У их дома Ян попытался распрощаться, но и профессор, и Виринея Егоровна и слышать о его уходе не хотели.
— Мне же ещё на свадьбу переодеться надо, — слабо сопротивлялся Ян.
— Знаю я твое переодевание! — отмахнулся Подорожанский. — У тебя же одна рубашка, да и то, небось, на тебе?
Ян смутился.
— Вот видишь, а я, между прочим, тебе подарочек привез. Как раз к такому случаю… А ещё я кое о чем догадался! — профессор погрозил пальцем. — Думаешь, один ты можешь в душах читать?
— Внутри — это ещё не значит в душе, Алексей Алексеевич. В душе я пока не умею.
— А я умею. Доказать? Пожалуйста! Ты наконец познакомился с девушкой.
Ян уже успел поставить чемодан на пол в прихожей, а то от удивления мог бы его и выронить.
— Откуда вы знаете?!
— От верблюда! — самодовольно поднял брови Подорожанский и расхохотался. — Какой же ты ещё мальчишка, Янек! Откуда! Да у тебя же все на лице написано. Чтобы это прочитать, нужен всего лишь житейский опыт…
Проскользнувшая в квартиру раньше их Виринея Егоровна уже звенела на кухне посудой, но, несмотря на возраст, слух у старушки был отменный.
— Пошто моего любимца обижаешь? — крикнула она. — Ужо смотри мне!
— Дожил! — переодеваясь, жаловался Подорожанский. — Раньше всегда я был любимцем, а сейчас какой-то студентик… Не на того ставишь, Егоровна, неизвестно, что из него получится, а я — вот он, готовый профессор… Может, в кухне пообедаем?
— Еще чего! — возмутилась Виринея Егоровна. — У нас сегодня праздник!
— Какой такой праздник?
— Совсем плохой стал, — шутливо посокрушалась появившаяся в дверях старушка. — Хозяин приехал, вот какой!

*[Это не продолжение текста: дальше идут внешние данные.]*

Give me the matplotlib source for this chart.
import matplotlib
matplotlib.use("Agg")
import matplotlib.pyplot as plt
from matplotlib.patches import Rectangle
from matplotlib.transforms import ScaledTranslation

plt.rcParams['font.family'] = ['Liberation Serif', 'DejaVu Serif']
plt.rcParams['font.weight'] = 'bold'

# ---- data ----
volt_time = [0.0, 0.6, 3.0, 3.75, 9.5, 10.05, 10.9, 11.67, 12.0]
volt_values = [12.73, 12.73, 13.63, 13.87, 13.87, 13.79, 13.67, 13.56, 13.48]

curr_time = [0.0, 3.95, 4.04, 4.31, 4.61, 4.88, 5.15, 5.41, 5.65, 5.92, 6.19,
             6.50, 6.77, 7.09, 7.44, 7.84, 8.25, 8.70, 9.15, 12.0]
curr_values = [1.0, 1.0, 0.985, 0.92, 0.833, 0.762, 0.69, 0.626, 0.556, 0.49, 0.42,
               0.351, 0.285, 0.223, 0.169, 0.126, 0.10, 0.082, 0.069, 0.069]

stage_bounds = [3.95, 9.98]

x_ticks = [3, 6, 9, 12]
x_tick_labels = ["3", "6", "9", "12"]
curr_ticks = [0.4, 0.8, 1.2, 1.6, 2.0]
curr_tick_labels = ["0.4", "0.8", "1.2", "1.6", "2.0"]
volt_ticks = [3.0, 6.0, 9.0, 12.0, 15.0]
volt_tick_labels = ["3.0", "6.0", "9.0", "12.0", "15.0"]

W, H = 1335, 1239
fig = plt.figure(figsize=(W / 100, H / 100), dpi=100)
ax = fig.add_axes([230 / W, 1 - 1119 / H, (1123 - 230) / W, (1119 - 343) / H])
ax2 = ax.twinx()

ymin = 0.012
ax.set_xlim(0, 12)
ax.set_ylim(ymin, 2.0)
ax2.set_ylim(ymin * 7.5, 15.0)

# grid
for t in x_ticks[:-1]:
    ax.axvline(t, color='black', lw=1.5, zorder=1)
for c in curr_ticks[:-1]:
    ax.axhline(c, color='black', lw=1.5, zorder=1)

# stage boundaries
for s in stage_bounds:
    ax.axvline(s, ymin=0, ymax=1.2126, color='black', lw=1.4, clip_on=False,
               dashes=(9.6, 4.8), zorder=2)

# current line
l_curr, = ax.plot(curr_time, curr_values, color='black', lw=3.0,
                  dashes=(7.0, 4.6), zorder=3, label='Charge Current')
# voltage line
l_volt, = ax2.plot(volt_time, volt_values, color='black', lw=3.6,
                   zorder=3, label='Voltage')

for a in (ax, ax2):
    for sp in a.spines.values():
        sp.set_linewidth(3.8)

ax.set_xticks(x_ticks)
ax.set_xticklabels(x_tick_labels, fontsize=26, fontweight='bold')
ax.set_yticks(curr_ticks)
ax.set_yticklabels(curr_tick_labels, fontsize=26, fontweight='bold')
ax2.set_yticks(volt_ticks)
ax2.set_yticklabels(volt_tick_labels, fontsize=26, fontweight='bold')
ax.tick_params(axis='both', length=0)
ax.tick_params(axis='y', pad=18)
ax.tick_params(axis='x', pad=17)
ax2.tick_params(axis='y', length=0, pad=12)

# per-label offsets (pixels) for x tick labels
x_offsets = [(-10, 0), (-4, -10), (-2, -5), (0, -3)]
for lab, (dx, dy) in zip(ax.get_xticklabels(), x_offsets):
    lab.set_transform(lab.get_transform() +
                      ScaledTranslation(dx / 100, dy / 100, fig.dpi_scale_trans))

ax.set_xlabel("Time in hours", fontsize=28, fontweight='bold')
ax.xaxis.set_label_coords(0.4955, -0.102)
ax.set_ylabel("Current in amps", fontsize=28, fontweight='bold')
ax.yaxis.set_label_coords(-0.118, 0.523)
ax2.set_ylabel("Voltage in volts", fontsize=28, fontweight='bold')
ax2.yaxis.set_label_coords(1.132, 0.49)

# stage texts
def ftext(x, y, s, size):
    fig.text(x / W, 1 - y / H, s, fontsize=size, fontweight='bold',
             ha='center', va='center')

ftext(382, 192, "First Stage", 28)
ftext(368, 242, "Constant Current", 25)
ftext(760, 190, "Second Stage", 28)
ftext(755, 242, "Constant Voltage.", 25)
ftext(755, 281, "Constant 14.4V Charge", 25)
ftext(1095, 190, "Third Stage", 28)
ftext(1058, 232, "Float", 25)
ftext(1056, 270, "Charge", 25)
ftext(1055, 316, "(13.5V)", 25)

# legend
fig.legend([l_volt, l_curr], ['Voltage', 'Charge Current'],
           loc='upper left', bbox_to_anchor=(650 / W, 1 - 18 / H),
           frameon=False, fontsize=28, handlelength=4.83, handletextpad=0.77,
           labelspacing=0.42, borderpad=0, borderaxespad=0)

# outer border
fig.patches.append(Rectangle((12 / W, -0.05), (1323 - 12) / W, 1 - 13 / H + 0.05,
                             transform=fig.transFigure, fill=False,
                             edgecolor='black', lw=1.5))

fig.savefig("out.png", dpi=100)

Между тем Алексей Алексеевич распаковал чемодан.
— Сначала — женщине! — торжественно произнес он и позвал: — Иди, Егоровна, принимай подарок!
Он вынул из пакета белую кружевную пуховую шаль.
— Куда же мне такую красоту? — ахнула кормилица. — Больших деньжищ, небось, стоит?
— Куда-куда, — рассердился профессор. — Носить! А насчет деньжищ шибко-то не воображай! За что тут платить, когда сплошь дырки?
Он засопел и отвернулся, увидев, как по лицу растроганной Виринеи Егоровны поползли слезы.
— Так я и знал!.. Надеюсь, вы, молодой человек, над моим подарком не станете причитать?
Он небрежно вручил Яну пакет с белой мужской сорочкой, покрытой белой же вышивкой. Ян смотрел на неё во все глаза, как Золушка на хрустальные туфельки. Он мысленно представил сорочку на себе в сочетании со старенькими брюками и худым пиджаком, и невольно вздохнул.
— Няня! — крикнул Подорожанский, делая вид, что не замечает Янековых раздумий. — Ты не помнишь, где мой институтский костюм?
— Дак в шкапе, батюшка, куда ж ему деться?
— Неси!
— На что он тебе? — Виринея Егоровна перевела взгляд с Подорожанского на застывшего Янека и кивнула: — Бегу, родимый, несу!
Янек все ещё не понимал причины их суеты, пока из шкафа не был вынут со всеми предосторожностями дорогой черный костюм, сшитый, судя по всему, ещё в начале века.
— Не успели мне сшить этот костюм, как я из него вырос, — вздохнул профессор. — Буквально за два года набрал "солидности" килограммов на десять… Примерь-ка ты, дружок, может, тебе подойдет?
— Алексей Алексеевич, — растерялся юноша, — я не могу!
— Можешь! — рассердился тот. — Что же мне его, на барахолку нести? А у тебя девушка появилась. Примеряй, не зли меня!
Пиджак оказался Яну немного великоват, а брюки коротковаты.
— Брюки-то я в момент удлиню, — заглянула ему в глаза Виринея Егоровна. — Бери, Янек, Алеша тебе от чистого сердца дарит! А от меня галстук прими, давай я тебе его бантом завяжу… Гляди, Алешенька, какой красавец! Перед таким любая девка не устоит!